§ **SHORT PROBLEM**
Restate the listing that follows word for word, without its pictures.
--- BEGIN INFORMATION SHOWN ---
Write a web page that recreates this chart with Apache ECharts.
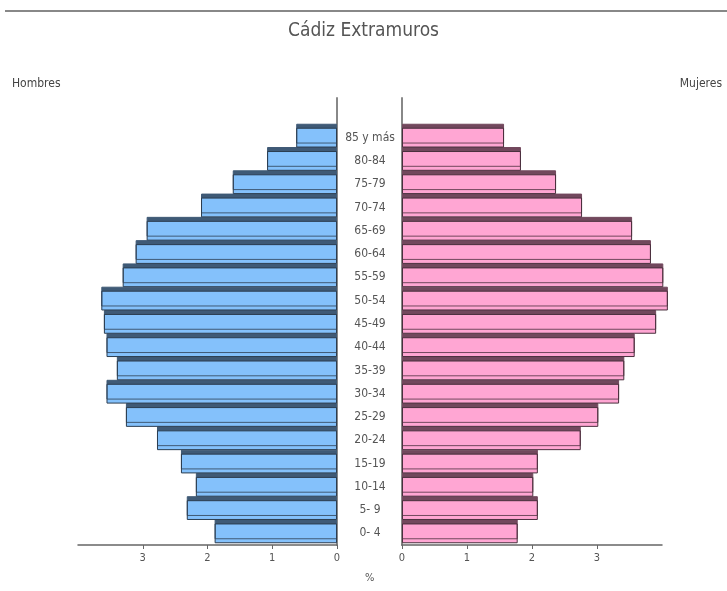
<!DOCTYPE html>
<html>
<head>
<meta charset="utf-8">
<script src="https://cdn.jsdelivr.net/npm/echarts@6/dist/echarts.min.js"></script>
<style>
html,body{margin:0;padding:0;background:#fff;}
#chart{width:727px;height:591px;}
</style>
</head>
<body>
<div id="chart"></div>
<script>
// Age groups, bottom to top
var categories = ['0- 4','5- 9','10-14','15-19','20-24','25-29','30-34','35-39','40-44','45-49','50-54','55-59','60-64','65-69','70-74','75-79','80-84','85 y más'];
// Percent of population
var hombres = [1.89, 2.32, 2.18, 2.41, 2.78, 3.26, 3.56, 3.40, 3.56, 3.60, 3.64, 3.31, 3.11, 2.94, 2.10, 1.61, 1.08, 0.63];
var mujeres = [1.78, 2.09, 2.02, 2.09, 2.75, 3.02, 3.34, 3.42, 3.58, 3.91, 4.09, 4.02, 3.83, 3.54, 2.77, 2.37, 1.83, 1.57];
var tickValues = [0, 1, 2, 3];

var FONT = "'Liberation Sans Narrow', 'DejaVu Sans Condensed', 'Liberation Sans', sans-serif";
var chart = echarts.init(document.getElementById('chart'), null, {renderer: 'canvas'});

function xAxisCfg(gridIndex, inverse) {
  return {
    type: 'value', gridIndex: gridIndex, inverse: inverse, min: 0, max: 4, interval: 1,
    splitLine: {show: false},
    axisLine: {show: true, onZero: false, lineStyle: {color: '#666', width: 1.5}},
    axisTick: {show: true, length: 4, lineStyle: {color: '#666'}, customValues: tickValues},
    axisLabel: {show: true, color: '#555', fontFamily: FONT, fontSize: 11, margin: 8, customValues: tickValues}
  };
}
function hiddenX(gridIndex) {
  return {type: 'value', gridIndex: gridIndex, min: 0, max: 1, show: false,
    axisLine: {show: false, onZero: false}};
}
function lineOnlyY(gridIndex, position) {
  return {
    type: 'value', gridIndex: gridIndex, position: position, min: 0, max: 1,
    splitLine: {show: false}, axisTick: {show: false}, axisLabel: {show: false},
    axisLine: {show: true, onZero: false, lineStyle: {color: '#888', width: 2}}
  };
}

chart.setOption({
  animation: false,
  backgroundColor: '#fff',
  title: {
    text: 'Cádiz Extramuros', left: 'center', top: 17,
    textStyle: {fontFamily: FONT, fontWeight: 'normal', fontSize: 19, color: '#555'}
  },
  graphic: [
    {type: 'line', shape: {x1: 5, y1: 11, x2: 727, y2: 11}, style: {stroke: '#888', lineWidth: 2}},
    {type: 'text', left: 12, top: 78, style: {text: 'Hombres', font: '12px ' + FONT, fill: '#444'}},
    {type: 'text', right: 5, top: 78, style: {text: 'Mujeres', font: '12px ' + FONT, fill: '#444'}},
    {type: 'text', left: 365, top: 573, style: {text: '%', font: '11px ' + FONT, fill: '#555'}}
  ],
  grid: [
    {left: 78, right: 390, top: 126, bottom: 46},
    {left: 402, right: 65, top: 126, bottom: 46},
    {left: 78, right: 390, top: 98, bottom: 46},
    {left: 402, right: 65, top: 98, bottom: 46}
  ],
  xAxis: [xAxisCfg(0, true), xAxisCfg(1, false), hiddenX(2), hiddenX(3)],
  yAxis: [
    {
      type: 'category', gridIndex: 0, data: categories, position: 'right',
      axisLine: {show: false, onZero: false},
      axisTick: {show: false},
      axisLabel: {show: true, align: 'center', margin: 33, color: '#555', fontFamily: FONT, fontSize: 12, interval: 0}
    },
    {
      type: 'category', gridIndex: 1, data: categories, position: 'left',
      axisLine: {show: false, onZero: false},
      axisTick: {show: false},
      axisLabel: {show: false}
    },
    lineOnlyY(2, 'right'),
    lineOnlyY(3, 'left')
  ],
  series: [
    {
      name: 'Hombres', type: 'bar', xAxisIndex: 0, yAxisIndex: 0, data: hombres,
      barCategoryGap: '15%', clip: false, z: 1,
      itemStyle: {color: '#84c1fb', borderColor: '#2b3d50', borderWidth: 1,
        shadowColor: '#3f5a76', shadowBlur: 0, shadowOffsetY: -4}
    },
    {
      name: 'Mujeres', type: 'bar', xAxisIndex: 1, yAxisIndex: 1, data: mujeres,
      barCategoryGap: '15%', clip: false, z: 1,
      itemStyle: {color: '#ffa6d3', borderColor: '#4a2f3d', borderWidth: 1,
        shadowColor: '#72485d', shadowBlur: 0, shadowOffsetY: -4}
    }
  ]
});
</script>
</body>
</html>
--- END INFORMATION SHOWN ---
§ **EXERCISE SOLUTION**
Write a web page that recreates this chart with Apache ECharts.
<!DOCTYPE html>
<html>
<head>
<meta charset="utf-8">
<script src="https://cdn.jsdelivr.net/npm/echarts@6/dist/echarts.min.js"></script>
<style>
html,body{margin:0;padding:0;background:#fff;}
#chart{width:727px;height:591px;}
</style>
</head>
<body>
<div id="chart"></div>
<script>
// Age groups, bottom to top
var categories = ['0- 4','5- 9','10-14','15-19','20-24','25-29','30-34','35-39','40-44','45-49','50-54','55-59','60-64','65-69','70-74','75-79','80-84','85 y más'];
// Percent of population
var hombres = [1.89, 2.32, 2.18, 2.41, 2.78, 3.26, 3.56, 3.40, 3.56, 3.60, 3.64, 3.31, 3.11, 2.94, 2.10, 1.61, 1.08, 0.63];
var mujeres = [1.78, 2.09, 2.02, 2.09, 2.75, 3.02, 3.34, 3.42, 3.58, 3.91, 4.09, 4.02, 3.83, 3.54, 2.77, 2.37, 1.83, 1.57];
var tickValues = [0, 1, 2, 3];

var FONT = "'Liberation Sans Narrow', 'DejaVu Sans Condensed', 'Liberation Sans', sans-serif";
var chart = echarts.init(document.getElementById('chart'), null, {renderer: 'canvas'});

function xAxisCfg(gridIndex, inverse) {
  return {
    type: 'value', gridIndex: gridIndex, inverse: inverse, min: 0, max: 4, interval: 1,
    splitLine: {show: false},
    axisLine: {show: true, onZero: false, lineStyle: {color: '#666', width: 1.5}},
    axisTick: {show: true, length: 4, lineStyle: {color: '#666'}, customValues: tickValues},
    axisLabel: {show: true, color: '#555', fontFamily: FONT, fontSize: 11, margin: 8, customValues: tickValues}
  };
}
function hiddenX(gridIndex) {
  return {type: 'value', gridIndex: gridIndex, min: 0, max: 1, show: false,
    axisLine: {show: false, onZero: false}};
}
function lineOnlyY(gridIndex, position) {
  return {
    type: 'value', gridIndex: gridIndex, position: position, min: 0, max: 1,
    splitLine: {show: false}, axisTick: {show: false}, axisLabel: {show: false},
    axisLine: {show: true, onZero: false, lineStyle: {color: '#888', width: 2}}
  };
}

chart.setOption({
  animation: false,
  backgroundColor: '#fff',
  title: {
    text: 'Cádiz Extramuros', left: 'center', top: 17,
    textStyle: {fontFamily: FONT, fontWeight: 'normal', fontSize: 19, color: '#555'}
  },
  graphic: [
    {type: 'line', shape: {x1: 5, y1: 11, x2: 727, y2: 11}, style: {stroke: '#888', lineWidth: 2}},
    {type: 'text', left: 12, top: 78, style: {text: 'Hombres', font: '12px ' + FONT, fill: '#444'}},
    {type: 'text', right: 5, top: 78, style: {text: 'Mujeres', font: '12px ' + FONT, fill: '#444'}},
    {type: 'text', left: 365, top: 573, style: {text: '%', font: '11px ' + FONT, fill: '#555'}}
  ],
  grid: [
    {left: 78, right: 390, top: 126, bottom: 46},
    {left: 402, right: 65, top: 126, bottom: 46},
    {left: 78, right: 390, top: 98, bottom: 46},
    {left: 402, right: 65, top: 98, bottom: 46}
  ],
  xAxis: [xAxisCfg(0, true), xAxisCfg(1, false), hiddenX(2), hiddenX(3)],
  yAxis: [
    {
      type: 'category', gridIndex: 0, data: categories, position: 'right',
      axisLine: {show: false, onZero: false},
      axisTick: {show: false},
      axisLabel: {show: true, align: 'center', margin: 33, color: '#555', fontFamily: FONT, fontSize: 12, interval: 0}
    },
    {
      type: 'category', gridIndex: 1, data: categories, position: 'left',
      axisLine: {show: false, onZero: false},
      axisTick: {show: false},
      axisLabel: {show: false}
    },
    lineOnlyY(2, 'right'),
    lineOnlyY(3, 'left')
  ],
  series: [
    {
      name: 'Hombres', type: 'bar', xAxisIndex: 0, yAxisIndex: 0, data: hombres,
      barCategoryGap: '15%', clip: false, z: 1,
      itemStyle: {color: '#84c1fb', borderColor: '#2b3d50', borderWidth: 1,
        shadowColor: '#3f5a76', shadowBlur: 0, shadowOffsetY: -4}
    },
    {
      name: 'Mujeres', type: 'bar', xAxisIndex: 1, yAxisIndex: 1, data: mujeres,
      barCategoryGap: '15%', clip: false, z: 1,
      itemStyle: {color: '#ffa6d3', borderColor: '#4a2f3d', borderWidth: 1,
        shadowColor: '#72485d', shadowBlur: 0, shadowOffsetY: -4}
    }
  ]
});
</script>
</body>
</html>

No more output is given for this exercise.